YOUR GOAL
Starting at the top of the listing, extract every line up to and including the one with "from matplotlib.ticker import FuncFormatter". Pictures stay out of the copy.
--- start ---
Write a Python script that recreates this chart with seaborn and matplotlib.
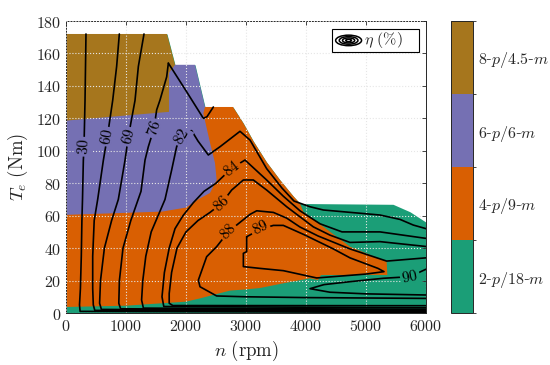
"""
Efficiency map of a pole-changing machine: operating regions of each
winding configuration with efficiency contours on top.
"""

import matplotlib
matplotlib.use("Agg")
import matplotlib.pyplot as plt
import pandas as pd
import seaborn as sns
from matplotlib.cm import ScalarMappable
from matplotlib.colors import BoundaryNorm, ListedColormap
from matplotlib.patches import Ellipse, Rectangle
from matplotlib.ticker import FuncFormatter

sns.set_style("white")
plt.rcParams["font.family"] = ["DejaVu Serif"]
plt.rcParams["mathtext.fontset"] = "cm"

DARK2 = sns.color_palette("Dark2")
GREEN, ORANGE, PURPLE, BROWN = DARK2[0], DARK2[1], DARK2[2], DARK2[6]

# ---- operating regions (speed in rpm, torque in Nm) ----
ENV_N = [0, 1683, 1817, 2150, 2317, 2783, 2956, 3122, 3344, 3567, 3789, 3900, 5450, 5733, 6000]
ENV_T = [172, 172, 153, 153, 127, 127, 117, 106, 93, 82, 72, 67.5, 67, 62.4, 56]

ORANGE_N = [0, 1000, 1600, 2000, 2233, 2511, 2733, 3011, 3233, 3622, 4067, 4200, 4250, 5000,
            5356, 5344, 4733, 3956, 3900, 3789, 3567, 3344, 3122, 2956, 2783, 2317, 0]
ORANGE_T = [3.7, 4.5, 6, 7, 9, 11.7, 13.8, 14.6, 15.4, 18.3, 21.4, 20.3, 23.4, 23.5,
            23.4, 31.6, 40.9, 62.4, 67.5, 72, 82, 93, 106, 117, 127, 127, 127]

PURPLE_N = [0, 800, 1600, 2000, 2200, 2300, 2400, 2511, 2483, 2400, 2289, 2317, 2150, 1800, 0]
PURPLE_T = [60.5, 61.5, 62.5, 65, 70, 72, 74, 82, 92.5, 105, 123, 127, 153, 153, 153]

BROWN_N = [0, 1717, 1717, 1817, 1683, 0]
BROWN_T = [118.6, 124, 148, 153, 172, 172]

REGION_LABELS = [r"$2$-$p/18$-$m$", r"$4$-$p/9$-$m$", r"$6$-$p/6$-$m$", r"$8$-$p/4.5$-$m$"]

# ---- efficiency contours (%) ----
C30_N = [333, 317, 300, 289, 275, 265, 255, 240, 225, 235, 6000]
C30_T = [172, 131, 102.5, 94, 70, 57, 35, 15, 5, 1.0, 0.4]

C60_N = [889, 844, 778, 689, 622, 528, 470, 445, 445, 455, 480, 6000]
C60_T = [172, 152, 131, 108.7, 94, 70, 57, 35, 15, 5, 1.6, 0.8]

C69_N = [1300, 1206, 1150, 1039, 983, 872, 760, 640, 575, 560, 590, 6000]
C69_T = [172, 152, 131, 108.7, 94, 70, 57, 40, 20, 6, 2.2, 1.2]

C76_N = [1706, 1678, 1567, 1511, 1467, 1372, 1317, 1250, 1080, 950, 890, 880, 910, 6000]
C76_T = [154, 145.6, 131.3, 125.2, 113.8, 102.5, 94.3, 75, 57, 40, 20, 6, 2.6, 1.7]

C80_N = [1706, 2000, 2289, 2350, 2456]
C80_T = [154, 137, 120, 121, 127]

C82_N = [6000, 1290, 1260, 1280, 1330, 1420, 1650, 1760, 1844, 1928, 2000, 2094, 2200, 2372,
         2567, 2900, 3067, 3344, 3600, 3800, 4067, 4289, 5233, 5567, 5789, 6000]
C82_T = [2.3, 3.0, 8, 20, 35, 50, 70, 88, 102.5, 108.7, 112, 112.4, 106, 97.4,
         102.5, 112, 106.6, 89, 77, 69, 65.5, 63.5, 60.4, 57.7, 54.2, 52]

C84_N = [6000, 1630, 1600, 1640, 1720, 1817, 1950, 2122, 2300, 2500, 2761, 2983, 3344, 3622,
         3900, 4233, 4600, 5233, 6000]
C84_T = [3.2, 4.0, 10, 25, 40, 52, 60, 68, 75, 80, 89.2, 94.3, 82, 72,
         63, 55, 50, 50, 46]

C86_N = [6000, 1780, 1720, 1720, 1760, 1850, 2000, 2200, 2400, 2594, 2761, 2956, 3122, 3344,
         3678, 4122, 4400, 4733, 5233, 6000]
C86_T = [4.5, 4.6, 6, 12, 25, 40, 50, 57, 62, 67.6, 75.8, 82, 82, 75.8,
         65.5, 53.1, 48, 43.5, 44, 41]

C88_N = [6000, 4000, 3000, 2511, 2233, 2206, 2344, 2511, 2706, 2844, 3067, 3178, 3456, 3678,
         3900, 4200, 4733, 5344, 6000]
C88_T = [9, 9.5, 10, 10.5, 16.2, 20.3, 34.7, 40.9, 50.1, 54.2, 60.8, 63, 62, 58.5,
         53, 47.5, 39.5, 32, 34]

C89_N = [3011, 3233, 3456, 3622, 3956, 4456, 4733, 5200, 5300, 5000, 4178, 3622, 3233, 2956,
         2956, 3011, 3011]
C89_T = [47, 51.5, 54, 54, 48.5, 39.5, 34, 27.5, 25.5, 24, 21.6, 26.1, 27.5, 28.6,
         36.8, 37.8, 47]

C90_N = [6000, 5733, 5289, 4733, 4300, 4067, 4400, 5000, 6000]
C90_T = [27, 22.4, 21.4, 19.3, 17.5, 15, 12.8, 11.8, 11.1]

CONTOURS = {
    "30": (C30_N, C30_T), "60": (C60_N, C60_T), "69": (C69_N, C69_T),
    "76": (C76_N, C76_T), "80": (C80_N, C80_T), "82": (C82_N, C82_T),
    "84": (C84_N, C84_T), "86": (C86_N, C86_T), "88": (C88_N, C88_T),
    "89": (C89_N, C89_T), "90": (C90_N, C90_T),
}

# inline labels: value, speed, torque, angle, background
LABEL_VALUES = [30, 60, 69, 76, 82, 84, 86, 88, 89, 90]
LABEL_N = [300, 689, 1039, 1467, 1928, 2761, 2594, 2706, 3233, 5733]
LABEL_T = [102.5, 108.7, 108.7, 113.8, 108.7, 89.2, 67.6, 50.1, 52.5, 22.4]
LABEL_ROT = [88, 80, 76, 72, 60, 38, 44, 46, 27, 12]
LABEL_BG = [PURPLE, PURPLE, PURPLE, PURPLE, PURPLE, ORANGE, ORANGE, ORANGE, ORANGE, GREEN]


def build_contour_frame():
    frames = []
    for name, (n_vals, t_vals) in CONTOURS.items():
        frames.append(pd.DataFrame({"n": n_vals, "T": t_vals, "line": name}))
    return pd.concat(frames, ignore_index=True)


fig = plt.figure(figsize=(5.5, 3.65), dpi=100)
ax = fig.add_axes([66 / 550, 52 / 365, 360 / 550, 292 / 365])
cax = fig.add_axes([451 / 550, 52 / 365, 22 / 550, 292 / 365])

ax.fill_between(ENV_N, 0, ENV_T, color=GREEN, lw=0, zorder=1)
ax.fill(ORANGE_N, ORANGE_T, color=ORANGE, lw=0, zorder=1)
ax.fill(PURPLE_N, PURPLE_T, color=PURPLE, lw=0, zorder=1)
ax.fill(BROWN_N, BROWN_T, color=BROWN, lw=0, zorder=1)

sns.lineplot(
    data=build_contour_frame(), x="n", y="T", units="line", estimator=None, sort=False,
    color="black", linewidth=1.2, legend=False, ax=ax, zorder=3,
)

for val, n, t, rot, bg in zip(LABEL_VALUES, LABEL_N, LABEL_T, LABEL_ROT, LABEL_BG):
    ax.text(n, t, f"${val}$", rotation=rot, rotation_mode="anchor", ha="center", va="center",
            fontsize=11, color="black", zorder=4,
            bbox=dict(boxstyle="square,pad=0.1", fc=bg, ec="none"))

ax.set_xlim(0, 6000)
ax.set_ylim(0, 180)
ax.set_xticks(range(0, 6001, 1000))
ax.set_yticks(range(0, 181, 20))
fmt = FuncFormatter(lambda v, _: f"${int(v)}$")
ax.xaxis.set_major_formatter(fmt)
ax.yaxis.set_major_formatter(fmt)
ax.tick_params(direction="in", top=True, right=True, length=3, width=0.6, labelsize=11.5,
               colors="#262626")
ax.set_axisbelow(False)
ax.grid(True, ls=":", color="#e6e6e6", lw=0.8)
for spine in ax.spines.values():
    spine.set_color("#262626")
    spine.set_linewidth(0.7)
ax.set_xlabel(r"$n\ \mathrm{(rpm)}$", fontsize=13.5, labelpad=3)
ax.set_ylabel(r"$T_e\ \mathrm{(Nm)}$", fontsize=13.5, labelpad=4)

# legend box with a contour glyph
ax.add_patch(Rectangle((0.739, 0.895), 0.242, 0.077, transform=ax.transAxes,
                       fc="white", ec="black", lw=0.8, zorder=5))
for w, h in [(0.072, 0.036), (0.052, 0.026), (0.034, 0.017), (0.016, 0.008)]:
    ax.add_patch(Ellipse((0.785, 0.9335), w, h, transform=ax.transAxes,
                         fill=False, ec="black", lw=1.1, zorder=6))
ax.text(0.828, 0.9335, r"$\eta\ (\%)$", transform=ax.transAxes, ha="left", va="center",
        fontsize=11.5, zorder=6)

cmap = ListedColormap([GREEN, ORANGE, PURPLE, BROWN])
norm = BoundaryNorm([0.5, 1.5, 2.5, 3.5, 4.5], cmap.N)
cb = fig.colorbar(ScalarMappable(norm=norm, cmap=cmap), cax=cax, ticks=[1, 2, 3, 4])
cb.set_ticklabels(REGION_LABELS)
cb.ax.tick_params(direction="in", length=3, width=0.6, labelsize=11.5, colors="#262626")
cb.outline.set_linewidth(0.7)
cb.outline.set_edgecolor("#262626")

fig.savefig("out.png", dpi=100)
--- end ---
OUTPUT OF THE TASK
Write a Python script that recreates this chart with seaborn and matplotlib.
"""
Efficiency map of a pole-changing machine: operating regions of each
winding configuration with efficiency contours on top.
"""

import matplotlib
matplotlib.use("Agg")
import matplotlib.pyplot as plt
import pandas as pd
import seaborn as sns
from matplotlib.cm import ScalarMappable
from matplotlib.colors import BoundaryNorm, ListedColormap
from matplotlib.patches import Ellipse, Rectangle
from matplotlib.ticker import FuncFormatter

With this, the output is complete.